Somewhere in Pennsylvania, the Opel’s drive shaft fell out and skittered down the highway. It was the spark shower that alerted us. Apparently when the mechanic recommended that we unhook the drive shaft he assumed we would know to take it all the way off or at least wire it up securely.

After that, the trip smoothed out, until we hit the ice and snow in Arkansas.

I don’t know why we went through Arkansas on the way to Arizona. Maybe it was my head injury. I just don’t know. In any event, somewhere near Ozark, Gary was driving, and I was sleeping in the back. He ran into a wall of slush or something, jackknifing our rig into a 360 down the interstate. The ham dislodged and rolled around on the floor for a while.

The dents in the van and lost bondo from the car were the only damage. Gary dusted off the ham and reinstalled it in its place of honor. I smugly noted that a good hand would have rigged it better.

A couple of days later we arrived in Flagstaff during a blizzard. By now we were starting to bicker quite a bit and despite Gary’s continued insistence to the contrary, the ham was looking like crime scene residue to me. He kept gnawing away at it anyway just to prove me wrong.

We decided a room, with some showers and a meal, would be a good idea.

I headed up the main drag looking for a cheap motel with room to get our rig into, while Gary annoyingly barked instructions at me to turn there, go here, etc.

We started up a long grade past TJ’s Big Boy Restaurant. About halfway up the hill I tried to wheel us up this incline into a motel parking lot.
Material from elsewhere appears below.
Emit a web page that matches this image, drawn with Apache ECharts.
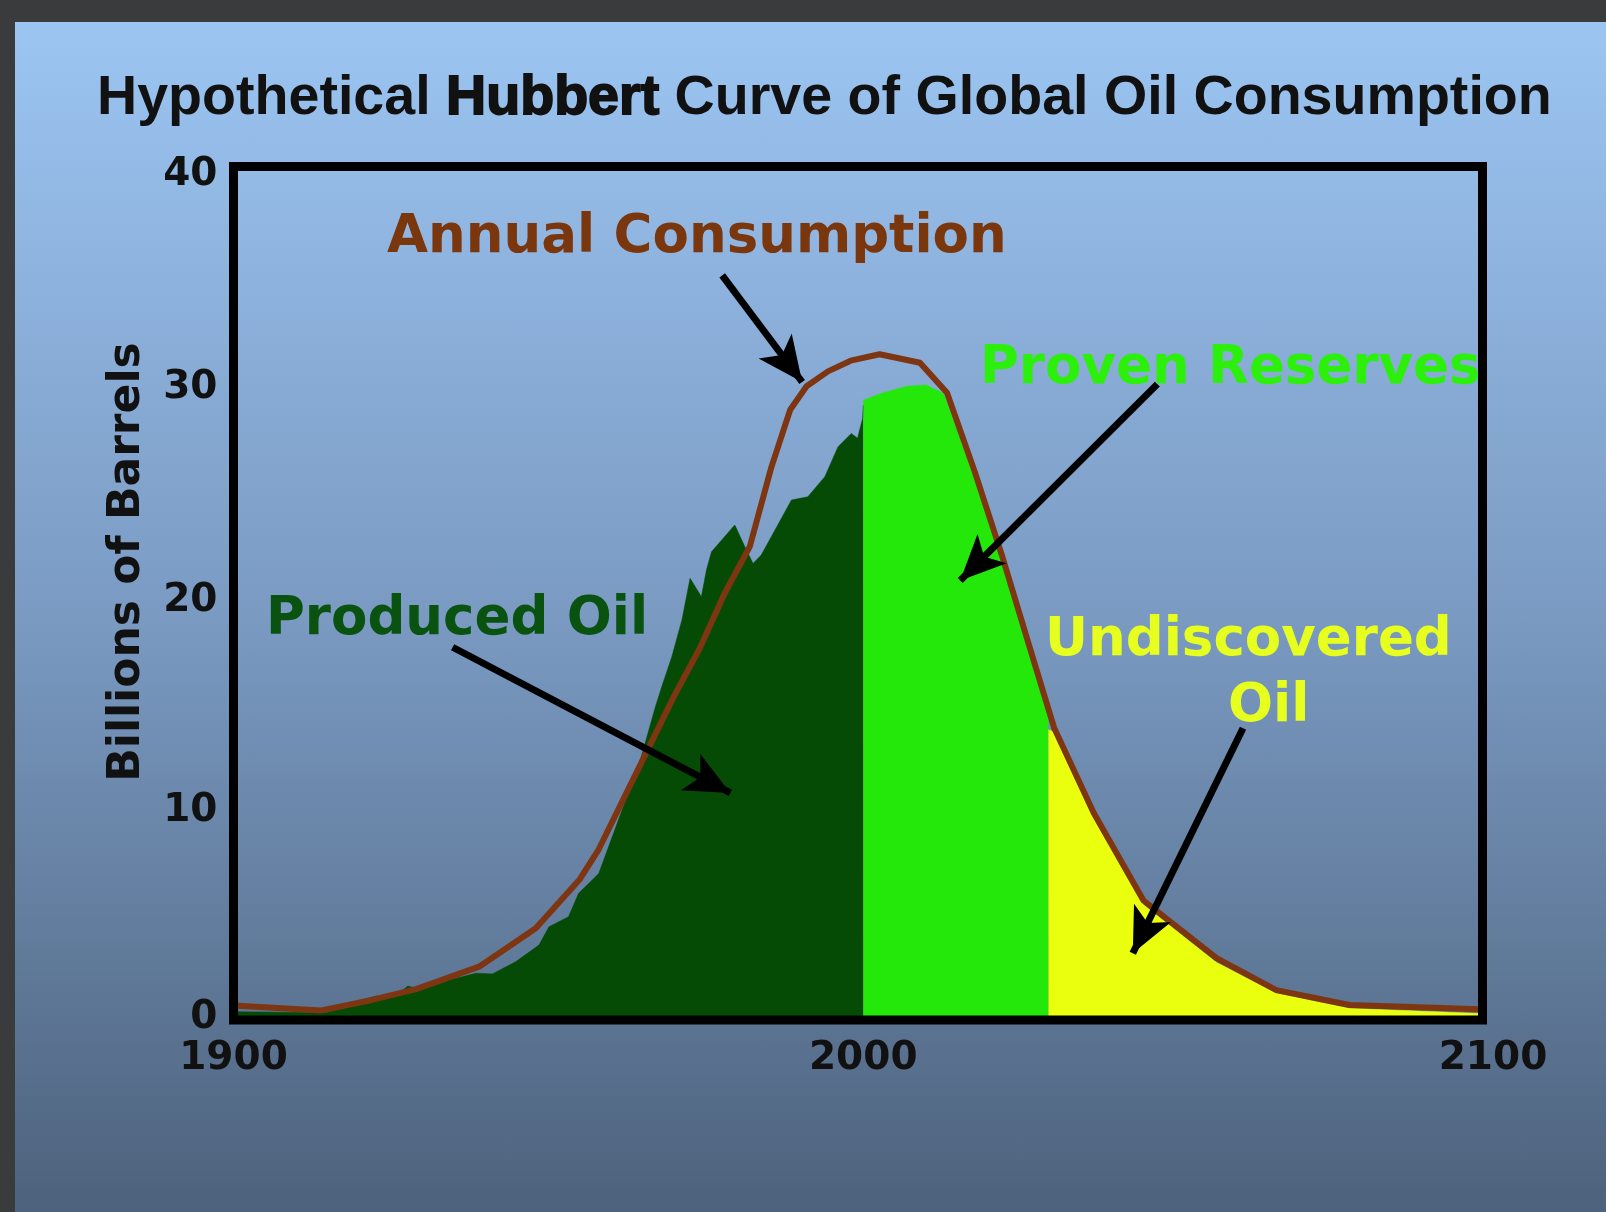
<!DOCTYPE html>
<html>
<head>
  <meta charset="utf-8" />
  <title>Hubbert Curve</title>
  <script src="https://cdn.jsdelivr.net/npm/echarts@6/dist/echarts.min.js"></script>
  <style>
    html, body { margin: 0; padding: 0; background: #3a3b3d; }
    #panel { position: absolute; left: 15px; top: 22px; width: 1591px; height: 1190px;
             background: linear-gradient(#9cc5f2, #7a9ac2 50%, #4d627c); }
    #main { position: absolute; left: 0; top: 0; width: 1606px; height: 1212px; }
  </style>
</head>
<body>
<div id="panel"></div>
<div id="main"></div>
<script type="text/javascript">
  // annual consumption curve (brown line)
  var consumptionYears = [1900, 1914, 1922, 1929, 1939, 1948, 1955, 1958, 1961, 1966, 1970, 1974, 1978, 1982,
    1985.4, 1988.4, 1991, 1994.4, 1998, 2002.6, 2009, 2013.3, 2017.7, 2022, 2026.6, 2030.3, 2036.6, 2044.5,
    2056.1, 2065.6, 2077.2, 2098];
  var consumption = [0.68, 0.45, 0.94, 1.45, 2.5, 4.3, 6.6, 8.0, 9.8, 12.8, 15.2, 17.4, 20.0, 22.2,
    25.9, 28.6, 29.7, 30.4, 30.9, 31.2, 30.8, 29.4, 25.7, 21.8, 17.3, 13.7, 9.7, 5.6,
    2.9, 1.4, 0.7, 0.5];

  // produced oil (dark green)
  var producedYears = [1900, 1914.7, 1921.1, 1922.7, 1925.3, 1927.7, 1929, 1938.5, 1941.1, 1944.8, 1948.5, 1950.1,
    1953.2, 1954.8, 1956.4, 1958, 1961.7, 1964.3, 1967, 1968, 1969.6, 1971.2, 1972.5, 1974.3, 1975.1, 1975.9,
    1979.6, 1981.2, 1982.5, 1983.8, 1985.4, 1988.6, 1991.2, 1993.9, 1996, 1998.1, 1999.1, 1999.9, 2000];
  var produced = [0.39, 0.34, 1.0, 1.12, 1.06, 1.59, 1.48, 2.19, 2.16, 2.73, 3.51, 4.37,
    4.84, 5.94, 6.4, 6.87, 9.84, 11.87, 14.68, 15.62, 17.02, 18.74, 20.7, 19.84, 21.09, 21.94,
    23.2, 22.18, 21.4, 21.79, 22.65, 24.37, 24.52, 25.46, 26.87, 27.49, 27.27, 28.2, 28.8];

  // proven reserves (bright green)
  var provenYears = [2000, 2003.2, 2006.9, 2010, 2012.7, 2017.7, 2022, 2026.6, 2029.4];
  var proven = [29.05, 29.4, 29.7, 29.76, 29.37, 25.5, 21.6, 17.1, 14.3];

  // undiscovered oil (yellow)
  var undiscoveredYears = [2029.4, 2030.3, 2036.6, 2044.5, 2056.1, 2065.6, 2077.2, 2098];
  var undiscovered = [13.6, 13.5, 9.5, 5.4, 2.7, 1.25, 0.55, 0.3];

  // annotation arrows [year, billions], tail -> tip
  var arrowFrom = [[1977.6, 34.9], [2046.7, 29.8], [1934.8, 17.47], [2060.3, 13.67]];
  var arrowTo = [[1990.3, 29.9], [2015.4, 20.6], [1978.9, 10.64], [2042.8, 3.13]];

  function pairs(xs, ys) {
    var out = [];
    for (var i = 0; i < xs.length; i++) out.push([xs[i], ys[i]]);
    return out;
  }

  function areaSeries(xs, ys, color) {
    return {
      type: 'line',
      data: pairs(xs, ys),
      showSymbol: false,
      smooth: false,
      lineStyle: { color: color, width: 0.5 },
      areaStyle: { color: color, opacity: 1 },
      z: 2
    };
  }

  var arrows = [];
  for (var i = 0; i < arrowFrom.length; i++) {
    arrows.push([{ coord: arrowFrom[i] }, { coord: arrowTo[i], symbolSize: [31, 45] }]);
  }

  var labelFont = 'DejaVu Sans';
  var tickStyle = { fontFamily: labelFont, fontWeight: 'bold', fontSize: 39, color: '#111' };
  var chart = echarts.init(document.getElementById('main'), null, { renderer: 'canvas' });
  var option = {
    animation: false,
    backgroundColor: 'transparent',
    title: {
      left: 92,
      top: 66,
      text: 'Hypothetical {h|Hubbert} Curve of Global Oil Consumption',
      textStyle: {
        fontFamily: 'Liberation Sans',
        fontWeight: 'bold',
        fontSize: 55.6,
        color: '#111',
        rich: {
          h: {
            fontFamily: 'Liberation Sans',
            fontWeight: 'bold',
            fontSize: 55.6,
            color: '#111',
            textBorderColor: '#111',
            textBorderWidth: 1.8
          }
        }
      }
    },
    grid: [
      { left: 233.5, top: 166.5, width: 1259.5, height: 853.5 },
      { left: 233.5, top: 166.5, width: 1249, height: 853.5, show: true,
        borderColor: '#000', borderWidth: 9, backgroundColor: 'transparent', z: 10 }
    ],
    xAxis: [
      {
        type: 'value', min: 1900, max: 2100, interval: 100,
        axisLine: { show: false }, axisTick: { show: false }, splitLine: { show: false },
        axisLabel: { margin: 19, fontFamily: labelFont, fontWeight: 'bold', fontSize: 39, color: '#111',
          formatter: function (v) { return String(v); } }
      },
      { gridIndex: 1, type: 'value', min: 0, max: 1, show: false }
    ],
    yAxis: [
      {
        type: 'value', min: 0, max: 40, interval: 10,
        axisLine: { show: false }, axisTick: { show: false }, splitLine: { show: false },
        axisLabel: {
          margin: 16, fontFamily: labelFont, fontWeight: 'bold', fontSize: 39, color: '#111',
          formatter: function (v) {
            if (v === 0) return '{z|0}';
            if (v === 10) return '{m|10}';
            return '{d|' + v + '}';
          },
          rich: {
            z: Object.assign({ padding: [0, 0, 4, 0] }, tickStyle),
            m: Object.assign({ padding: [8, 0, 0, 0] }, tickStyle),
            d: Object.assign({ padding: [16, 0, 0, 0] }, tickStyle)
          }
        }
      },
      { gridIndex: 1, type: 'value', min: 0, max: 1, show: false }
    ],
    series: [
      areaSeries(producedYears, produced, '#054b05'),
      areaSeries(provenYears, proven, '#24e80a'),
      areaSeries(undiscoveredYears, undiscovered, '#eaff0e'),
      {
        name: 'Annual Consumption',
        type: 'line',
        data: pairs(consumptionYears, consumption),
        showSymbol: false,
        smooth: false,
        lineStyle: { color: '#7d3611', width: 6, join: 'round' },
        z: 4,
        markLine: {
          silent: true,
          symbol: ['none', 'arrow'],
          label: { show: false },
          lineStyle: { color: '#000', width: 7, type: 'solid' },
          data: arrows
        }
      }
    ],
    graphic: [
      { type: 'text', z: 100, x: 387, y: 238,
        style: { text: 'Annual Consumption', font: 'bold 53px "DejaVu Sans"', fill: '#7a360d', verticalAlign: 'middle' } },
      { type: 'text', z: 100, x: 980, y: 369,
        style: { text: 'Proven Reserves', font: 'bold 53px "DejaVu Sans"', fill: '#2cf00c', verticalAlign: 'middle' } },
      { type: 'text', z: 100, x: 266, y: 620,
        style: { text: 'Produced Oil', font: 'bold 53px "DejaVu Sans"', fill: '#0a5210', verticalAlign: 'middle' } },
      { type: 'text', z: 100, x: 1045, y: 641,
        style: { text: 'Undiscovered', font: 'bold 53px "DejaVu Sans"', fill: '#e6ff1e', verticalAlign: 'middle' } },
      { type: 'text', z: 100, x: 1228, y: 707,
        style: { text: 'Oil', font: 'bold 53px "DejaVu Sans"', fill: '#e6ff1e', verticalAlign: 'middle' } },
      { type: 'text', z: 100, x: 128, y: 562, rotation: Math.PI / 2,
        style: { text: 'Billions of Barrels', font: 'bold 44px "DejaVu Sans"', fill: '#111',
          align: 'center', verticalAlign: 'middle' } }
    ]
  };
  chart.setOption(option);
</script>
</body>
</html>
We got stuck, blocking the drive, with Opel half out in the street. I knew the van tires were a little baldish when we left but I didn’t think it snowed in Arizona.

The obvious plan was to unhook the car, push it back out in the street, pointed downhill. Then, Gary would open the door and jump in, steering it down the hill to the restaurant. The plan immediately went sideways when the car started rolling downhill sooner than we had calculated. Gary was skidding downhill in front of the car holding onto the tow bar. The icy road kept him from running over himself. I really thought he showed some pretty good balance.

He recovered enough to get out of the way and try to jump into the car. That likely would have worked except for the basketball jammed into the driver side foot well. We liked a good game of drunk 1 on 1 now and then so we brought a ball.

The last thing I saw through the whiteout was him being dragged, feet first by his car, down the hill. Somehow, he got himself turned around and his hands on the brake pedal, stopping the car in front of TJ’s Big Boy Restaurant.

When I got down the hill, everyone inside TJ’s was glued to the windows watching him. I thought about pretending I didn’t know him, but the car couldn’t drive without the drive shaft, so I helped him push the Opel into the parking lot.

When we walked into the Restaurant the few people who weren’t laughing, clapped for us. We slunk into a booth and had some dinner. I passed on the ham steak special. The manager let us leave the car there until morning.

We found a room and while Gary was in the shower, I threw the nasty ham carcass into a snowbank.

He wasn’t happy when saw it was gone the next day, once again reminding me that baked ham never goes bad.